As such, ‘Strange Timez’ is a thrilling ride, even if it can also be oddly unsatisfying. The best collaborations are the ones we least expect – ‘Aries’ allows Peter Hook to add swathes of glacial New Order textures to Damon Albarn’s voice, while Georgia’s appearance seems to explode from the speaker. Robert Smith’s heavenly contribution to the (sort of) titular track ‘Strange Timez’ are fantastic, tapping into the melancholia that drifts through some of Gorillaz’ best work.

A project with a prolonged rap love affair, ‘Strange Timez’ finds Gorillaz repping the UK underground. The inimitable Kano takes a starring turn on ‘Dead Butterflies’, while West London’s aural astronaut Octavian crops up on spiky workout ‘Friday The 13th’.

Curiously, some of the big hitters fall slightly flat.

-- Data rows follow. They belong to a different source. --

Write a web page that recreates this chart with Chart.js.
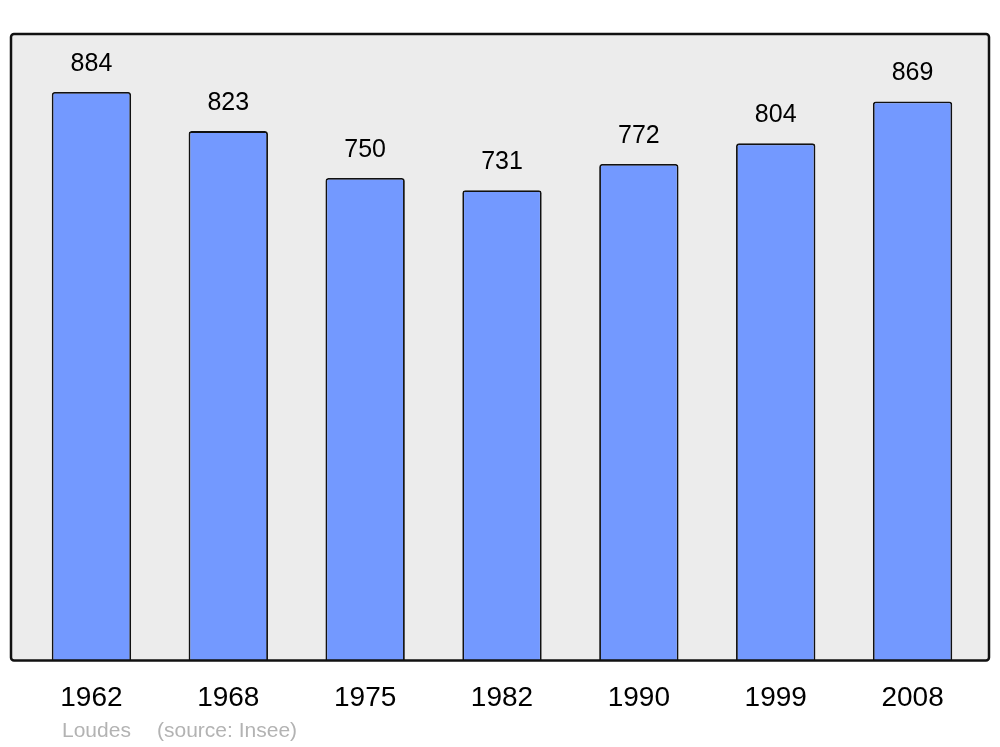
<!DOCTYPE html>
<html>
<head>
<meta charset="utf-8">
<script src="https://cdn.jsdelivr.net/npm/chart.js@4"></script>
<style>
  html, body { margin: 0; padding: 0; background: #fff; }
  #grafico { display: block; }
</style>
</head>
<body>
<canvas id="grafico" width="1000" height="747"></canvas>
<script>
// données : population de Loudes
const annees = ["1962", "1968", "1975", "1982", "1990", "1999", "2008"];
const population = [884, 823, 750, 731, 772, 804, 869];
const commune = "Loudes";
const source = "(source: Insee)";

// cadre gris derriere les barres
const cadre = {
    id: "cadre",
    beforeDatasetsDraw(chart) {
        const a = chart.chartArea;
        const ctx = chart.ctx;
        const x = a.left - 12, y = a.top, w = a.right - a.left + 20, h = a.bottom - a.top;
        ctx.save();
        ctx.beginPath();
        ctx.roundRect(x, y, w, h, 3);
        ctx.fillStyle = "#ececec";
        ctx.fill();
        ctx.restore();
    },
    afterDatasetsDraw(chart) {
        const a = chart.chartArea;
        const ctx = chart.ctx;
        const x = a.left - 12, y = a.top, w = a.right - a.left + 20, h = a.bottom - a.top;
        ctx.save();
        ctx.beginPath();
        ctx.roundRect(x, y, w, h, 3);
        ctx.lineWidth = 2.5;
        ctx.strokeStyle = "#111";
        ctx.stroke();

        // valeurs au-dessus des barres
        const meta = chart.getDatasetMeta(0);
        ctx.fillStyle = "#000";
        ctx.font = "25px 'Liberation Sans', Arial, sans-serif";
        ctx.textAlign = "center";
        ctx.textBaseline = "middle";
        meta.data.forEach((barre, i) => {
            ctx.fillText(String(population[i]), barre.x, barre.y - 28);
        });

        // source
        ctx.fillStyle = "#b3b3b3";
        ctx.font = "21px 'Liberation Sans', Arial, sans-serif";
        ctx.textAlign = "left";
        ctx.fillText(commune, 62, 731);
        ctx.fillText(source, 157, 731);
        ctx.restore();
    }
};

new Chart(document.getElementById("grafico"), {
    type: "bar",
    data: {
        labels: annees,
        datasets: [{
            data: population,
            backgroundColor: "#7399ff",
            borderColor: "#111",
            borderWidth: 1.8,
            borderRadius: 3,
            borderSkipped: "bottom",
            barPercentage: 0.58,
            categoryPercentage: 1
        }]
    },
    options: {
        responsive: false,
        animation: false,
        layout: { padding: { top: 34, left: 23, right: 19, bottom: 11 } },
        plugins: { legend: { display: false }, tooltip: { enabled: false } },
        scales: {
            x: {
                grid: { display: false, drawTicks: false },
                border: { display: false },
                ticks: {
                    color: "#000",
                    padding: 21,
                    font: { family: "'Liberation Sans', Arial, sans-serif", size: 28 }
                }
            },
            y: { display: false, min: 0, max: 974 }
        }
    },
    plugins: [cadre]
});
</script>
</body>
</html>
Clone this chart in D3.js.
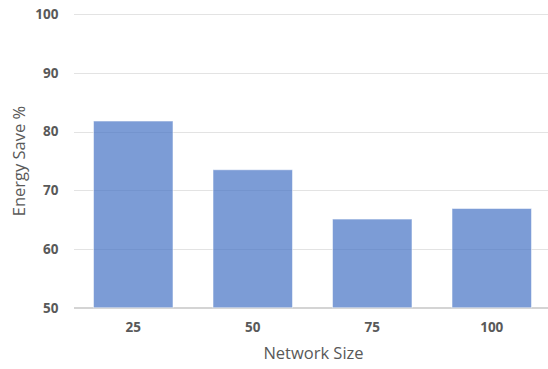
<!DOCTYPE html>
<html>
<head>
<meta charset="utf-8">
<script src="https://cdn.jsdelivr.net/npm/d3@7"></script>
<style>
  html, body { margin: 0; padding: 0; background: #fff; }
  svg { display: block; font-family: "Open Sans", "Noto Sans", sans-serif; }
</style>
</head>
<body>
<svg id="chart" width="548" height="369"></svg>
<script>
// Network sizes and the energy saving measured for each
const categories = ["25", "50", "75", "100"];
const energySave = [81.8, 73.5, 65.1, 66.9];
const yTicks = [50, 60, 70, 80, 90, 100];

const svg = d3.select("#chart");
const W = 548, H = 369;
const margin = { left: 73.5, right: -3.5, top: 14.2, bottom: 61.3 };

const x = d3.scaleBand()
  .domain(categories)
  .range([margin.left, W - margin.right])
  .paddingInner(0.335)
  .paddingOuter(0.1675);

const y = d3.scaleLinear()
  .domain([50, 100])
  .range([H - margin.bottom, margin.top]);

// Horizontal gridlines
const grid = svg.append("g")
  .attr("transform", `translate(${margin.left},0)`)
  .call(d3.axisLeft(y).tickValues(yTicks).tickSize(-(W - margin.left)).tickFormat(""));
grid.select(".domain").remove();
grid.selectAll(".tick line")
  .attr("stroke", "#e3e3e3")
  .attr("stroke-width", 1.2)
  .attr("shape-rendering", "crispEdges");
grid.selectAll(".tick").filter(d => d === 50).select("line")
  .attr("stroke", "#d4d4d4").attr("stroke-width", 1.6);

// Bars (semi-transparent so the gridlines show through)
svg.append("g")
  .selectAll("rect")
  .data(categories.map((c, i) => ({ c, v: energySave[i] })))
  .join("rect")
  .attr("x", d => x(d.c))
  .attr("width", x.bandwidth())
  .attr("y", d => y(d.v))
  .attr("height", d => y(50) - y(d.v))
  .attr("fill", "#4472c4")
  .attr("fill-opacity", 0.7)
  .attr("stroke", "#ffffff")
  .attr("stroke-opacity", 0.5)
  .attr("stroke-width", 1);

// Y axis labels
const yAxis = svg.append("g")
  .attr("transform", `translate(${margin.left},0)`)
  .call(d3.axisLeft(y).tickValues(yTicks).tickSize(0).tickPadding(15));
yAxis.select(".domain").remove();
yAxis.selectAll("text")
  .attr("font-size", 13.5)
  .attr("font-weight", "bold")
  .attr("fill", "#595959")
  .attr("font-family", "'Open Sans', sans-serif");

// X axis labels
const xAxis = svg.append("g")
  .attr("transform", `translate(0,${H - margin.bottom})`)
  .call(d3.axisBottom(x).tickSize(0).tickPadding(15));
xAxis.select(".domain").remove();
xAxis.selectAll("text")
  .attr("font-size", 13.5)
  .attr("font-weight", "bold")
  .attr("fill", "#595959")
  .attr("font-family", "'Open Sans', sans-serif");

// Axis titles
svg.append("text")
  .attr("x", 313.5)
  .attr("y", 359)
  .attr("text-anchor", "middle")
  .attr("font-size", 16.5)
  .attr("fill", "#595959")
  .text("Network Size");

svg.append("text")
  .attr("transform", "translate(25,161) rotate(-90)")
  .attr("text-anchor", "middle")
  .attr("font-size", 16.5)
  .attr("fill", "#595959")
  .text("Energy Save %");
</script>
</body>
</html>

Gorillaz meet Beck for ‘The Valley Of The Pagans’ but the song itself never quite lives up to the star billing, while Elton John doesn’t add a great deal to ‘The Pink Phantom’.

But perhaps this is churlish. After all, Gorillaz should be applauded for their virtuosity, and at its best ‘Strange Timez’ is a glorious document of pop-without-barriers. St. Vincent steals the show on the woozy ‘Chalk Tablet Towers’, while ‘Momentary Bliss’ – with its double billing of Slaves and slowthai – is an immediate Gorillaz classic.

A record that walks the streets of West Africa and West London with equal confidence, ‘Strange Timez’ offers respite from the dark clouds that swarm above 2020, a gateway into another realm. Seasons come and seasons go but Gorillaz remain – we’re lucky to have them.